A dog barks as it leaves the topmost apartment of the northern end of the building. Nurminen, eightytwo years old resident of the flat responds with loud goodbyes and also farewells the people now guiding the dog towards the elevator. Both parties close doors and along with the disappearances the stairway empties. A couple of months earlier the apartment door was often ajar, and the guest whose voices emanated to the stairway was his spouse who due to the increasingly difficult disease did no longer remember she was home and thought she was supposed to be somewhere else. The cause of the disconcerting sounds turned out to be clicks of a shackle lock unopened and her wondering why she can't go home, a quest that would require mental travel instead of physical, although considering the utmost formation of things mental and physical can hardly be separated. Slowly build since birth, the connections between signals and recollections inside the mind had started to disintegrate, the memories that had linked the concept of home to the attributes that defined it to her had become brittle and were falling away. The speech still had the determined descending melody but the content of the sentence was like a flock of dogs trying to herd each other not knowing where to go. Do dogs stay together as they drift along? I sure do hope so.

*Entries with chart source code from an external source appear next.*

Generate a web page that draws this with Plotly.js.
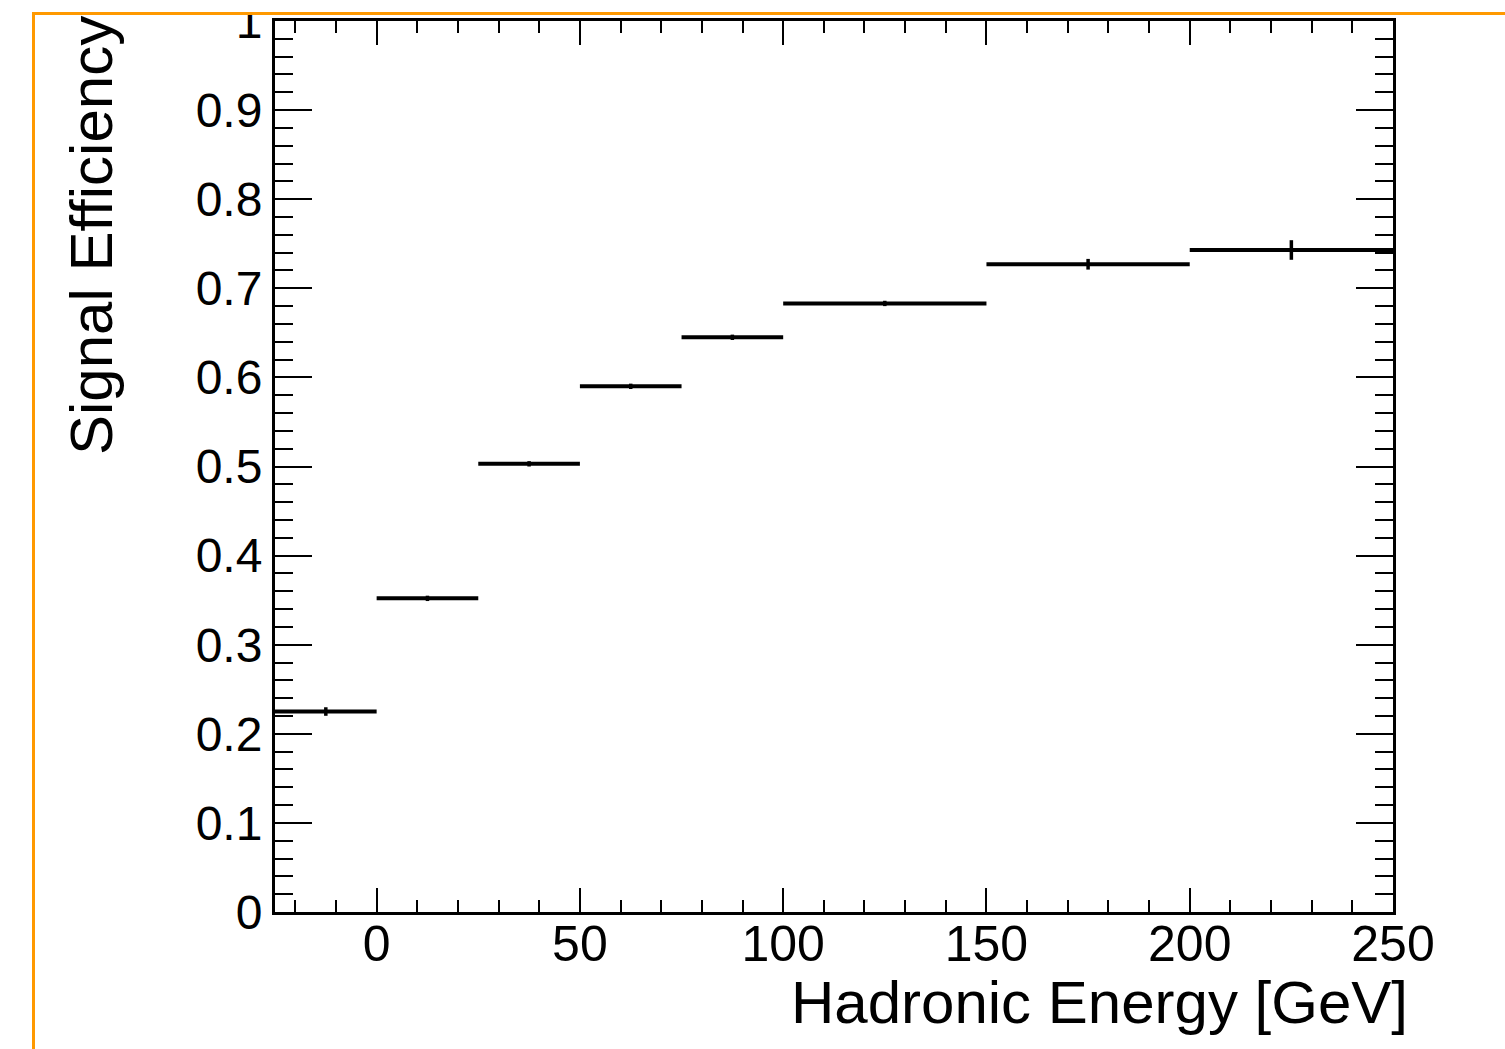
<!DOCTYPE html>
<html>
<head>
<meta charset="utf-8">
<script src="https://cdn.plot.ly/plotly-3.0.1.min.js"></script>
<style>
  html, body { margin: 0; padding: 0; background: #ffffff; }
  #frame {
    position: absolute; left: 32px; top: 12px; width: 1473px; height: 1037px;
    border-left: 3px solid #ff9900; border-top: 3px solid #ff9900;
    box-sizing: border-box; overflow: hidden; background: #ffffff;
  }
  #plot { position: absolute; left: -35px; top: -15px; width: 1505px; height: 1049px; }
</style>
</head>
<body>
<div id="frame"><div id="plot"></div></div>
<script>
// Bin edges (GeV)
const binLow  = [-25, 0, 25, 50, 75, 100, 150, 200];
const binHigh = [0, 25, 50, 75, 100, 150, 200, 250];
// Signal efficiency per bin and its statistical error
const efficiency = [0.225, 0.352, 0.503, 0.590, 0.645, 0.683, 0.727, 0.743];
const effError   = [0.0048, 0.003, 0.003, 0.003, 0.003, 0.003, 0.006, 0.011];
// Tick labels
const xTickVals = [0, 50, 100, 150, 200, 250];
const xTickText = ['0', '50', '100', '150', '200', '250'];
const yTickVals = [0, 0.1, 0.2, 0.3, 0.4, 0.5, 0.6, 0.7, 0.8, 0.9, 1];
const yTickText = ['0', '0.1', '0.2', '0.3', '0.4', '0.5', '0.6', '0.7', '0.8', '0.9', '1'];
const xTitle = 'Hadronic Energy [GeV]';
const yTitle = 'Signal Efficiency';

const centers = binLow.map((lo, i) => (lo + binHigh[i]) / 2);
const halfW = binLow.map((lo, i) => (binHigh[i] - lo) / 2);

const FONT = 'Liberation Sans, Arial, Helvetica, sans-serif';

const trace = {
  type: 'scatter',
  mode: 'markers',
  x: centers,
  y: efficiency,
  marker: { size: 1, color: '#000000' },
  error_x: { type: 'data', array: halfW, visible: true, color: '#000000', thickness: 4, width: 0 },
  error_y: { type: 'data', array: effError, visible: true, color: '#000000', thickness: 3.5, width: 0 },
  hoverinfo: 'x+y',
  showlegend: false
};

const layout = {
  width: 1505,
  height: 1049,
  margin: { l: 275, r: 112, t: 21, b: 137, pad: 0 },
  paper_bgcolor: '#ffffff',
  plot_bgcolor: '#ffffff',
  font: { family: FONT, color: '#000000' },
  showlegend: false,
  xaxis: {
    range: [-25, 250],
    tickmode: 'array', tickvals: xTickVals, ticktext: xTickText,
    ticks: 'inside', ticklen: 24, tickwidth: 2, tickcolor: '#000000',
    minor: { dtick: 10, tick0: 0, ticks: 'inside', ticklen: 12, tickwidth: 2, tickcolor: '#000000', showgrid: false },
    showline: true, linecolor: '#000000', linewidth: 3, mirror: 'ticks',
    showgrid: false, zeroline: false,
    tickfont: { family: FONT, size: 50, color: '#000000' },
    ticklabelstandoff: -14,
    ticklabeloverflow: 'allow'
  },
  yaxis: {
    range: [0, 1],
    tickmode: 'array', tickvals: yTickVals, ticktext: yTickText,
    ticks: 'inside', ticklen: 37, tickwidth: 2, tickcolor: '#000000',
    minor: { dtick: 0.02, tick0: 0, ticks: 'inside', ticklen: 18, tickwidth: 2, tickcolor: '#000000', showgrid: false },
    showline: true, linecolor: '#000000', linewidth: 3, mirror: 'ticks',
    showgrid: false, zeroline: false,
    tickfont: { family: FONT, size: 48, color: '#000000' },
    ticklabelstandoff: 0,
    ticklabeloverflow: 'allow'
  },
  annotations: [
    {
      text: xTitle, xref: 'paper', yref: 'paper',
      x: 1.0152, y: -0.1016, xanchor: 'right', yanchor: 'middle',
      showarrow: false, font: { family: FONT, size: 60, color: '#000000' }
    },
    {
      text: yTitle, xref: 'paper', yref: 'paper', textangle: -90,
      x: -0.1641, y: 1.0079, xanchor: 'center', yanchor: 'top',
      showarrow: false, font: { family: FONT, size: 60, color: '#000000' }
    }
  ]
};

Plotly.newPlot('plot', [trace], layout, { displayModeBar: false, staticPlot: true });
</script>
</body>
</html>
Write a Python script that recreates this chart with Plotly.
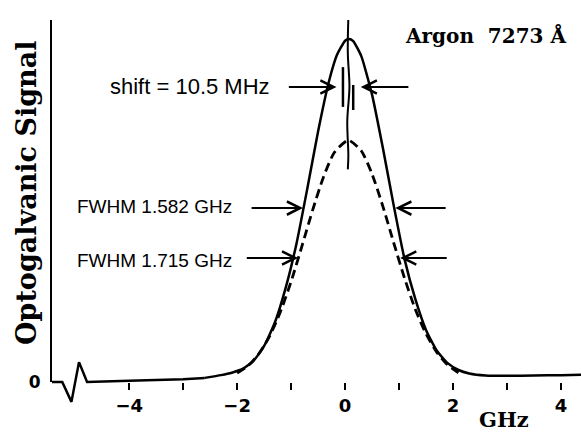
import plotly.graph_objects as go

# ---------------- data ----------------
# baseline part of the measured (solid) trace, incl. the glitch at left
base_x = [-5.43, -5.24, -5.07, -4.93, -4.78, -4.5, -4.0, -3.5, -3.0, -2.6]
base_y = [0.0, 0.0, -0.058, 0.058, 0.0, 0.002, 0.004, 0.006, 0.008, 0.012]

# peak part of the solid trace
solid_x = [-2.6, -2.3, -2.1, -1.9, -1.7, -1.5, -1.3, -1.1, -0.9, -0.7, -0.5, -0.3, -0.15,
           0.0, 0.07, 0.15, 0.3, 0.5, 0.7, 0.9, 1.1, 1.3, 1.5, 1.7, 1.9, 2.1, 2.3, 2.6,
           3.0, 3.5, 4.0, 4.37]
solid_y = [0.012, 0.020, 0.027, 0.038, 0.061, 0.105, 0.174, 0.275, 0.404, 0.564, 0.731, 0.876, 0.954,
           0.995, 1.0, 0.994, 0.950, 0.837, 0.682, 0.515, 0.359, 0.242, 0.151, 0.091, 0.055, 0.035, 0.025, 0.019,
           0.018, 0.019, 0.020, 0.021]

# dashed trace
dash_x = [-2.0, -1.8, -1.6, -1.4, -1.2, -1.0, -0.8, -0.6, -0.4, -0.2, 0.06, 0.3, 0.5,
          0.7, 0.9, 1.1, 1.3, 1.5, 1.7, 1.9, 2.1]
dash_y = [0.026, 0.047, 0.082, 0.133, 0.204, 0.293, 0.396, 0.502, 0.598, 0.669, 0.705, 0.674, 0.606,
          0.512, 0.406, 0.303, 0.212, 0.140, 0.086, 0.050, 0.027]

# centre markers
centre_x = [0.06, 0.05, 0.08, 0.04, 0.06, 0.05]
centre_y = [1.061, 0.96, 0.86, 0.76, 0.66, 0.62]
mark1_x = [-0.04, -0.04]
mark1_y = [0.918, 0.802]
mark2_x = [0.15, 0.15]
mark2_y = [0.866, 0.793]

# axis ticks
tick_vals = [-4, -3, -2, -1, 0, 1, 2, 3, 4]
tick_text = ["\u22124", "", "\u22122", "", "0", "", "2", "", "4"]

# annotation texts and arrows (tail_x, tip_x, y)
title_text = "Argon  7273 Å"
shift_text = "shift = 10.5 MHz"
fwhm1_text = "FWHM 1.582 GHz"
fwhm2_text = "FWHM 1.715 GHz"
arrows = [(-1.76, -0.78, 0.507), (1.89, 0.93, 0.507),
          (-1.85, -0.87, 0.3615), (1.91, 1.02, 0.3615),
          (-1.07, -0.16, 0.86), (1.20, 0.29, 0.86)]

XR = [-5.43, 4.37]
W, H = 581, 432
ML, MR, MT, MB = 52, 0, 20, 22
PW, PH = W - ML - MR, H - MT - MB
base_px = 382
unit_px = 343.0

def px(xp):
    return (xp - ML) / PW

def py(yp):
    return (H - MB - yp) / PH

fig = go.Figure()
# anchor trace so that the framed (axis) subplot is drawn
fig.add_trace(go.Scatter(x=[XR[0]], y=[0], mode="markers", marker=dict(opacity=0),
                         xaxis="x", yaxis="y", hoverinfo="skip"))
fig.add_trace(go.Scatter(x=base_x, y=base_y, mode="lines", line=dict(color="black", width=2.5),
                         xaxis="x2", yaxis="y2", hoverinfo="skip"))
fig.add_trace(go.Scatter(x=solid_x, y=solid_y, mode="lines",
                         line=dict(color="black", width=2.5, shape="spline", smoothing=0.5),
                         xaxis="x2", yaxis="y2", hoverinfo="skip"))
fig.add_trace(go.Scatter(x=dash_x, y=dash_y, mode="lines",
                         line=dict(color="black", width=2.8, dash="9px,5px", shape="spline", smoothing=0.6),
                         xaxis="x2", yaxis="y2", hoverinfo="skip"))
fig.add_trace(go.Scatter(x=centre_x, y=centre_y, mode="lines", line=dict(color="black", width=2, shape="spline"),
                         xaxis="x2", yaxis="y2", hoverinfo="skip"))
fig.add_trace(go.Scatter(x=mark1_x, y=mark1_y, mode="lines", line=dict(color="black", width=2.5),
                         xaxis="x2", yaxis="y2", hoverinfo="skip"))
fig.add_trace(go.Scatter(x=mark2_x, y=mark2_y, mode="lines", line=dict(color="black", width=2.5),
                         xaxis="x2", yaxis="y2", hoverinfo="skip"))

y2_bottom = -(H - MB - base_px) / unit_px
y2_top = (base_px - MT) / unit_px
y1_dom0 = py(base_px)

annos = []
for tail, tip, yv in arrows:
    annos.append(dict(x=tip, y=yv, ax=tail, ay=yv, xref="x2", yref="y2", axref="x2", ayref="y2",
                      text="", showarrow=True, arrowhead=5, arrowsize=1.3, arrowwidth=2,
                      arrowcolor="black"))

serif = "DejaVu Serif"
sans = "Liberation Sans, Arial, sans-serif"
annos += [
    dict(x=px(568), y=py(36), xref="paper", yref="paper", text=title_text, showarrow=False,
         xanchor="right", yanchor="middle", font=dict(family=serif, size=20, color="black", weight="bold")),
    dict(x=px(272), y=py(87), xref="paper", yref="paper", text=shift_text, showarrow=False,
         xanchor="right", yanchor="middle", font=dict(family=sans, size=22, color="black")),
    dict(x=px(75), y=py(207), xref="paper", yref="paper", text=fwhm1_text, showarrow=False,
         xanchor="left", yanchor="middle", font=dict(family=sans, size=19, color="black")),
    dict(x=px(75), y=py(260), xref="paper", yref="paper", text=fwhm2_text, showarrow=False,
         xanchor="left", yanchor="middle", font=dict(family=sans, size=19, color="black")),
    dict(x=px(504), y=py(420), xref="paper", yref="paper", text="GHz", showarrow=False,
         xanchor="center", yanchor="middle", font=dict(family=serif, size=21, color="black", weight="bold")),
    dict(x=px(26), y=py(193), xref="paper", yref="paper", text="Optogalvanic Signal", showarrow=False,
         textangle=-90, xanchor="center", yanchor="middle",
         font=dict(family=serif, size=27, color="black", weight="bold")),
]

fig.update_layout(
    width=W, height=H, margin=dict(l=ML, r=MR, t=MT, b=MB),
    paper_bgcolor="white", plot_bgcolor="rgba(0,0,0,0)", showlegend=False,
    xaxis=dict(domain=[0, 1], range=XR, anchor="y", showgrid=False, zeroline=False, showline=False,
               ticks="outside", ticklen=7, tickwidth=2, tickcolor="black",
               tickvals=tick_vals, ticktext=tick_text,
               tickfont=dict(family="DejaVu Sans", size=18, color="black", weight="bold")),
    yaxis=dict(domain=[y1_dom0, 1], range=[0, y2_top], anchor="x", showgrid=False, zeroline=False,
               showline=True, linewidth=2, linecolor="black", ticks="",
               tickvals=[0], ticktext=["0"], ticklabelstandoff=6,
               tickfont=dict(family="DejaVu Sans", size=17, color="black", weight="bold")),
    xaxis2=dict(domain=[0, 1], range=XR, anchor="y2", visible=False),
    yaxis2=dict(domain=[0, 1], range=[y2_bottom, y2_top], anchor="x2", visible=False),
    annotations=annos,
)

fig.write_html("out.html")
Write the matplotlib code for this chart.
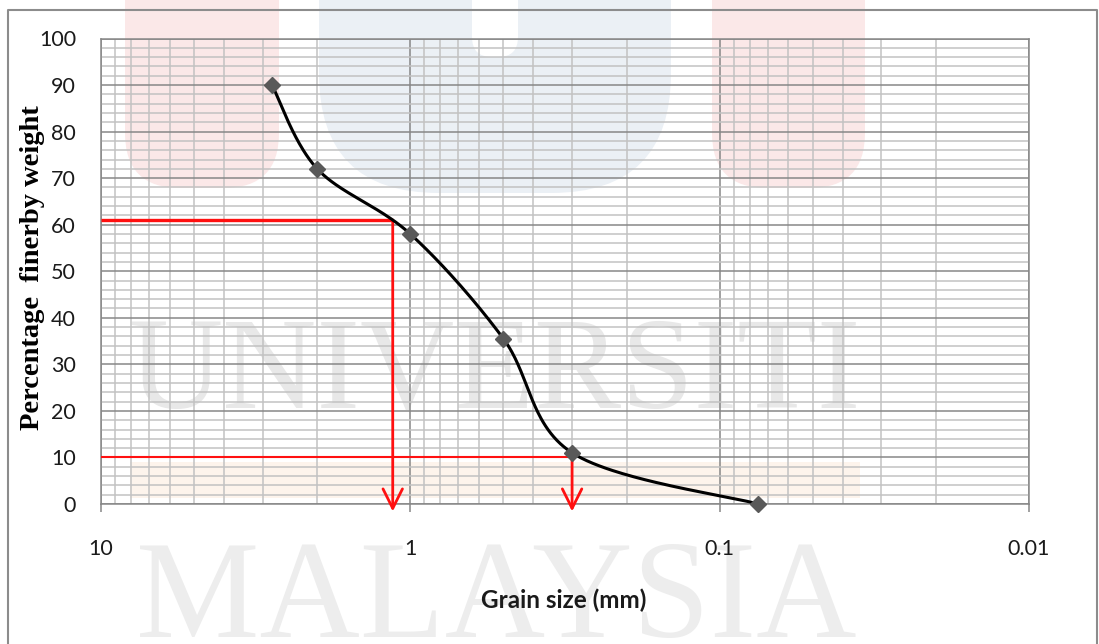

Behind a door and a half of a wall Appu Jasu lies in his bed and hears the barking and the loud but well-meaning incomprehensible speech of his neighbor only in rising and falling pitch. After the stairway has emptied the only thing left there is the low hum of the elevator, but in the apartment the sound of the maple leaves behind the open window simultaneously strengthen. The sound floats the body outside, hovering among the branches in the air. It is not noon yet. Besides the bed in the inset of the room, wrapped in foam rubber, silk paper and glossy plastic, are artworks from an exhibition held this summer. Lined with blue paddings are three large photographs framed with dark varnished wood, whose small pigment dots build up pictures in which appears seventy-five small pieces of cardboard, in which are printed dates that indicate back and forth travels during several years' time. In the travels conditions vary from black air to light traversing every hue. In front of the framed photographs packed in glossy plastic is a one hundred and ten centimeters long and wide photograph, where above immersing blue background is a dense circle made of hair, a strong and even consistent shape, creating a vortex that entwines itself around the darkness. The glossy plastic has the name
Rita Anttila hand written on it with a marker. Aside the big packages there is a small cardboard box that holds twentyfour little photographs in which a shadow of an airplane that is seen from a window of an airplane approaches slowly until the plane and the shadow connect as their tires touch the asphalt.
Now the barking emanates into the apartment through the open window. The dog has advanced down in the elevator, then towards the front door in the lobby and through the door outside, and its voice now travels correspondingly back but in an inverted shape, first up from the ground along the facade of the building then making a ninety degree turn in from the open window into the apartment, all the way to its farthest wall. The window gives a view of a yard confined by adjacent apartment buildings, by the other side of which lies a short road. On the sidewalk of the road walks an elderly woman carrying a bag with the logo of Montreal Canadiens ice hockey team on it.
A bit later dog's (dog number two) barking is heard from behind a tall wall in the outskirts of the city. Dog barks at the cyclists driving by, who see the dog as a nearly continuous vision that forms from the short sequential flashes seen from the gaps of the fence, likes frames of a film. The sound rings out uninterrupted. The other cyclist remarks that despite the barking the dog is waggling its tail, indicating it might not be totally furious after all.
The cyclists are moving without a plan, imperceptibly following a loud but distant sound of music drifting from an unclear direction. They are in the western side of the city, in an area that rests bordered by a railroad making a soft turn of ninety degrees. One road they follow ends up into an empty sand field restricted by a barrier, another one ends to a fence siding the railroad. The music comes from a direction straight on the other side of the railroad, from a direction where a fox is running on the other side of the tracks. Allured by the fox and the music they climb first one barrier to the tracks and then over another into yet another empty sand field. The fox is not visible anymore, but the music is audible louder than before, its direction now clearer but still wide, a direction where only adjancet fields, woods and a power line can be seen, not one building nor a human. Appu imagines that the source of the sound must be somewhere in the middle of the woods, and that if you'd go search it you'd have to walk a long way during which it feels like the amplitude of the music would increase inside your head but the distance from it would stay the same, like the reverberation/echo contained in the sound which in this case builds up from hundreds or thousands of trees, kilometers of grass, moss and dry twigs, random deer and hare, hills and trenches, would be included in the sound inherently already in the point where it comes into existence, not only in the ears of an arbitrary listener kilometers away. Finally the walker would arrive to the spot where the sound arises, but instead of a speaker or a vocal cord there would be only empty air, and what might look like vibrations from the power of the sound waves. They climb over one bank, see only more fields and woods, and decide to give up searching. They hear the music, but can't seem to find it.